Tea Puns

Don't worry for your saftea! You can enjoy these Tea Puns with utter safetea!

Tea Puns

What kind of tea did the American colonists want? Liberty.
What can you only drink in the Middle East? Dust-Tea.
What is a ghost pirate’s favorite kind of tea?
Boo tea!
What did Katy Perry drink when she was little? Bust-Tea.
Why did the hipster burn his tongue? Because he drank his tea before it was cool.
What do dogs like to drink? Kit-Tea.
What does a worry wart drink? Safe-Tea.
Why don't the Maple Leafs drink tea? Because the Canadiens and Red Wings have all the cups.
What drink brings you down to earth? Gravi-Tea.
What do people with ambition drink?

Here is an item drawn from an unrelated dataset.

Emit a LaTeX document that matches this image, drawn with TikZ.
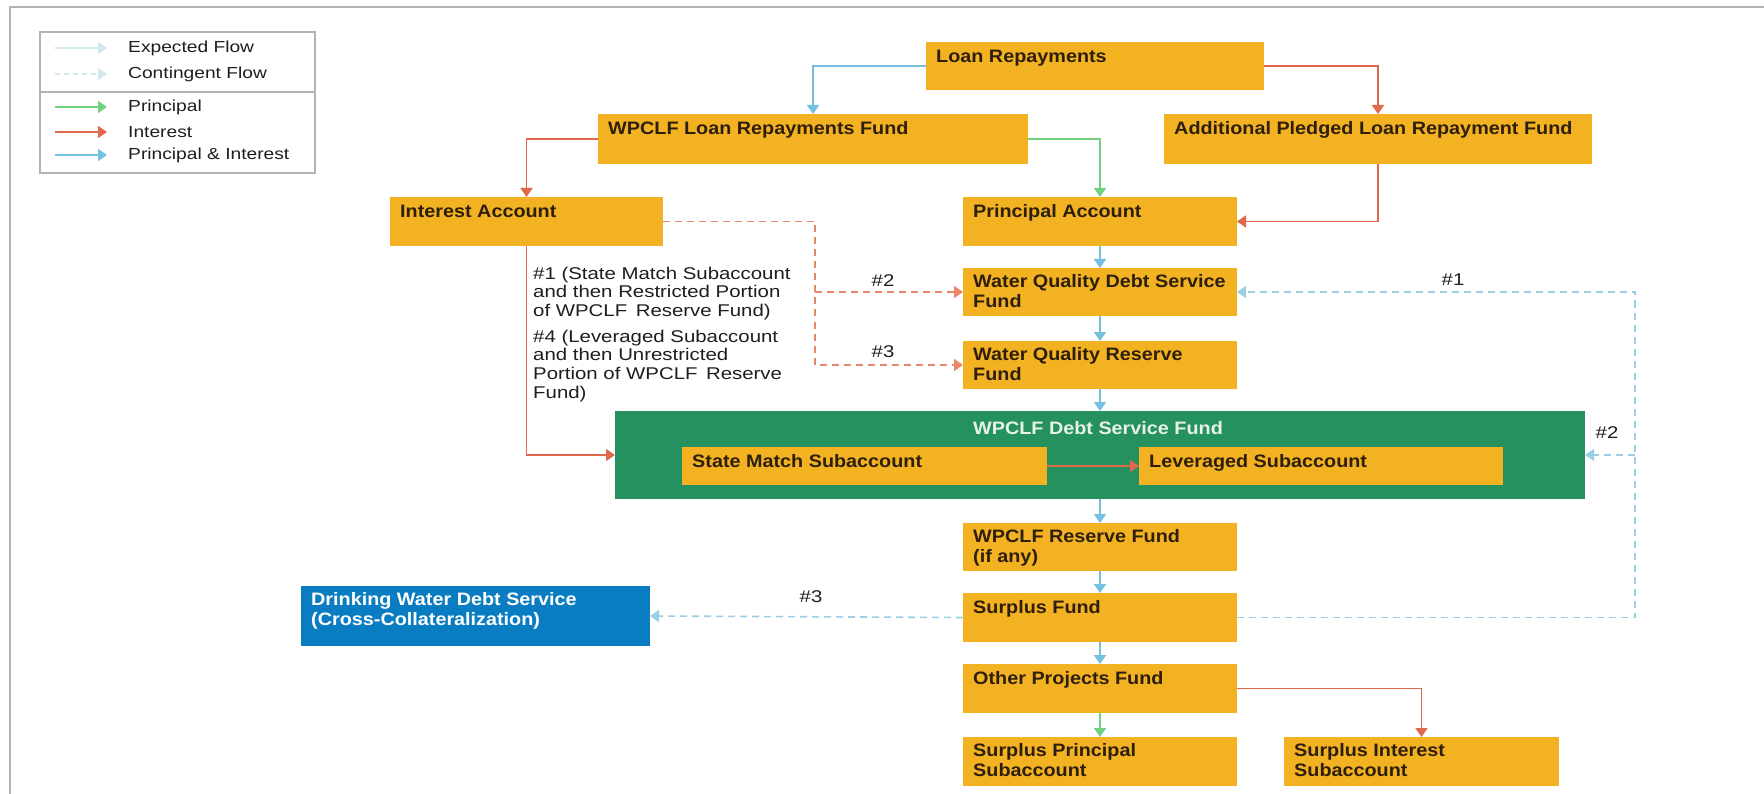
\documentclass[tikz,border=0pt]{standalone}
\usepackage{fontspec}
\setmainfont{Liberation Sans}[FakeStretch=1.1]
\newfontfamily\lblfont{Liberation Sans}[FakeStretch=1.2]
\usetikzlibrary{arrows.meta}
\definecolor{gold}{HTML}{F2B222}
\definecolor{boxtxt}{HTML}{2E1E0C}
\definecolor{dsgreen}{HTML}{24915F}
\definecolor{greentxt}{HTML}{E8F2E6}
\definecolor{dwblue}{HTML}{0A7DC2}
\definecolor{lnred}{HTML}{E0694B}
\definecolor{lngreen}{HTML}{72D07E}
\definecolor{lnblue}{HTML}{74C0DE}
\definecolor{dshred}{HTML}{E8876C}
\definecolor{dshblue}{HTML}{9CCFE5}
\definecolor{framegray}{HTML}{B4B4B4}
\definecolor{faint}{HTML}{D3E7EE}
\definecolor{lbltxt}{HTML}{1E1E1E}
\newcommand\tstrut{\rule{0pt}{14pt}}
\newcommand\lstrut{\rule{0pt}{12.5pt}}
\newcommand\mkbox[7]{% style, name, x1, y1, x2, y2, text
  \node[#1, minimum width={#5-#3}, minimum height={#6-#4}] (#2) at (#3,#4) {};
  \node[#1 text] (#2-t) at ([shift={(10pt,-6pt)}]#2.north west) {#7};
}
\tikzset{
  x=1pt, y=-1pt,
  boxbase/.style={inner sep=0pt, outer sep=0pt, anchor=north west, draw=none},
  goldbox/.style={boxbase, fill=gold},
  goldbox text/.style={inner sep=0pt, anchor=north west, align=left, text=boxtxt,
    font=\fontsize{18}{20}\selectfont\bfseries, execute at begin node=\tstrut},
  bluebox/.style={boxbase, fill=dwblue},
  bluebox text/.style={goldbox text, text=white},
  greenbox/.style={boxbase, fill=dsgreen},
  tiphead/.style={-{Triangle[width=12pt,length=9pt]}},
  flow/.style={line width=1.8pt, tiphead},
  prflow/.style={flow, draw=lngreen},
  inflow/.style={flow, draw=lnred},
  piflow/.style={flow, draw=lnblue},
  contflow/.style={line width=1.6pt, dash pattern=on 7pt off 5pt, tiphead},
  contin/.style={contflow, draw=dshred},
  contpi/.style={contflow, draw=dshblue},
  lbl/.style={inner sep=0pt, text=lbltxt, font=\lblfont\fontsize{17}{18.7}\selectfont},
  lblblock/.style={lbl, anchor=north west, align=left, execute at begin node=\lstrut},
  legtext/.style={inner sep=0pt, anchor=west, text=lbltxt, font=\lblfont\fontsize{16}{18}\selectfont},
}
\begin{document}
\begin{tikzpicture}
\useasboundingbox (0,0) rectangle (1764,794);
\fill[white] (0,0) rectangle (1764,794);
% outer frame
\draw[framegray, line width=2pt] (10,794) -- (10,7) -- (1764,7);

% legend
\node[boxbase, draw=framegray, line width=1.5pt, minimum width=275, minimum height=141] (legend) at (40,32) {};
\draw[framegray, line width=1.5pt] (legend.west |- 0,92) -- (legend.east |- 0,92);
\coordinate (la1) at (55,48);  \coordinate (lb1) at (107,48);
\coordinate (la2) at (55,74);  \coordinate (lb2) at (107,74);
\coordinate (la3) at (55,107); \coordinate (lb3) at (107,107);
\coordinate (la4) at (55,132); \coordinate (lb4) at (107,132);
\coordinate (la5) at (55,155); \coordinate (lb5) at (107,155);
\draw[flow, draw=faint, line width=1.4pt] (la1) -- (lb1);
\draw[contflow, draw=faint, line width=1.4pt, dash pattern=on 5pt off 4pt] (la2) -- (lb2);
\draw[prflow, line width=1.4pt] (la3) -- (lb3);
\draw[inflow, line width=1.4pt] (la4) -- (lb4);
\draw[piflow, line width=1.4pt] (la5) -- (lb5);
\node[legtext] (lt1) at (128,48) {Expected Flow};
\node[legtext] (lt2) at (128,74) {Contingent Flow};
\node[legtext] (lt3) at (128,107) {Principal};
\node[legtext] (lt4) at (128,132) {Interest};
\node[legtext] (lt5) at (128,155) {Principal \& Interest};

% boxes
\mkbox{goldbox}{lr}{926}{42}{1264}{90}{Loan Repayments}
\mkbox{goldbox}{wlrf}{598}{114}{1028}{164}{WPCLF Loan Repayments Fund}
\mkbox{goldbox}{apf}{1164}{114}{1592}{164}{Additional Pledged Loan Repayment Fund}
\mkbox{goldbox}{ia}{390}{197}{663}{246}{Interest Account}
\mkbox{goldbox}{pa}{963}{197}{1237}{246}{Principal Account}
\mkbox{goldbox}{wqdsf}{963}{268}{1237}{316}{Water Quality Debt Service\\Fund}
\mkbox{goldbox}{wqrf}{963}{341}{1237}{389}{Water Quality Reserve\\Fund}
\node[greenbox, minimum width=970, minimum height=88] (dsf) at (615,411) {};
\node[inner sep=0pt, text=greentxt, font=\fontsize{18}{20}\selectfont\bfseries] (dsf-t) at (1098,428) {WPCLF Debt Service Fund};
\mkbox{goldbox}{sm}{682}{447}{1047}{485}{State Match Subaccount}
\mkbox{goldbox}{lev}{1139}{447}{1503}{485}{Leveraged Subaccount}
\mkbox{goldbox}{wrf}{963}{523}{1237}{571}{WPCLF Reserve Fund\\(if any)}
\mkbox{goldbox}{sf}{963}{593}{1237}{642}{Surplus Fund}
\mkbox{goldbox}{op}{963}{664}{1237}{713}{Other Projects Fund}
\mkbox{goldbox}{sp}{963}{737}{1237}{786}{Surplus Principal\\Subaccount}
\mkbox{goldbox}{si}{1284}{737}{1559}{786}{Surplus Interest\\Subaccount}
\mkbox{bluebox}{dw}{301}{586}{650}{646}{Drinking Water Debt Service\\(Cross-Collateralization)}

% expected flows
\draw[piflow] (lr.west) -| (wlrf.north);
\draw[inflow] (lr.east) -| (apf.north);
\draw[inflow] (wlrf.west) -| (ia.north);
\draw[prflow] (wlrf.east) -| (pa.north);
\draw[inflow] (apf.south) |- (pa.east);
\draw[piflow] (pa.south) -- (wqdsf.north);
\draw[piflow] (wqdsf.south) -- (wqrf.north);
\draw[piflow] (wqrf.south) -- (wqrf.south |- dsf.north);
\draw[piflow] (wrf.north |- dsf.south) -- (wrf.north);
\draw[piflow] (wrf.south) -- (sf.north);
\draw[piflow] (sf.south) -- (op.north);
\draw[prflow] (op.south) -- (sp.north);
\draw[inflow] (op.east) -| (si.north);
\draw[inflow] (ia.south) |- (dsf.west);
\draw[inflow] (sm.east) -- (lev.west);

% contingent flows
\coordinate (jx) at (815,0);
\coordinate (rx) at (1635,0);
\draw[contin] (ia.east) -| (jx |- wqrf.west) -- (wqrf.west);
\draw[contin] (jx |- wqdsf.west) -- (wqdsf.west);
\draw[contpi] (sf.east) -| (rx |- wqdsf.east) -- (wqdsf.east);
\draw[contpi] (rx |- dsf.east) -- (dsf.east);
\draw[contpi] (sf.west) -- (dw.east);

% labels
\node[lblblock] (n1) at (533,266.5) {\#1 (State Match Subaccount\\and then Restricted Portion\\of WPCLF\, Reserve Fund)};
\node[lblblock] (n4) at (533,329.5) {\#4 (Leveraged Subaccount\\and then Unrestricted\\Portion of WPCLF\, Reserve\\Fund)};
\node[lbl] (h2a) at (883,281) {\#2};
\node[lbl] (h3a) at (883,352) {\#3};
\node[lbl] (h1b) at (1453,280) {\#1};
\node[lbl] (h2b) at (1607,433) {\#2};
\node[lbl] (h3b) at (811,597) {\#3};
\end{tikzpicture}
\end{document}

Loft-Tea.
What drink scares defense lawyers? Guilt-Tea.
What do sophisticated fish drink? Salt-Tea.
Why do Communists only drink herbal tea? Because proper tea is theft.
Why did the teapot get in trouble? Because he was Naught-Tea.
What do you drink if you want to freshen your breath? Mint-Tea.
What drink do goalies hate? Penal-tea.
What do you call a dentist who doesn't like tea? Denis.
What do murderers drink? Cruel-tea.
What do you drink before you audition for "The Voice" ? Tea-Lo Green
What drink do you need to steal? Virgin-tea. Why do hipsters only drink iced tea? Because ice was water before it was cool.
What drink breaks the ice? Flirt-Tea. How does Moses make his tea? Hebrews it.
What's the opposite of Green Tea? Fat-Tea.
What's the difference between England and a tea bag? The tea bag stays in the cup longer.
What do politicans need to drink? Honest-Tea.
What do you drink with the Queen of England? Royal-Tea.
When shouldn't you drink a hot beverage? If it's not your cup of tea.
How does a vampire make tea? With a used tampon.
What do you call a healthy dinosaur? Tea-Rex.
How long does it take to brew Chinese tea? Oolong time.
What did four of the last five presidents drink? Left-Tea.
What kind of celebration pays down the national debt? A tea party.
What kind of tea do babies drink? Tit Tea.
What do you call a talkative drink? Chai Tea.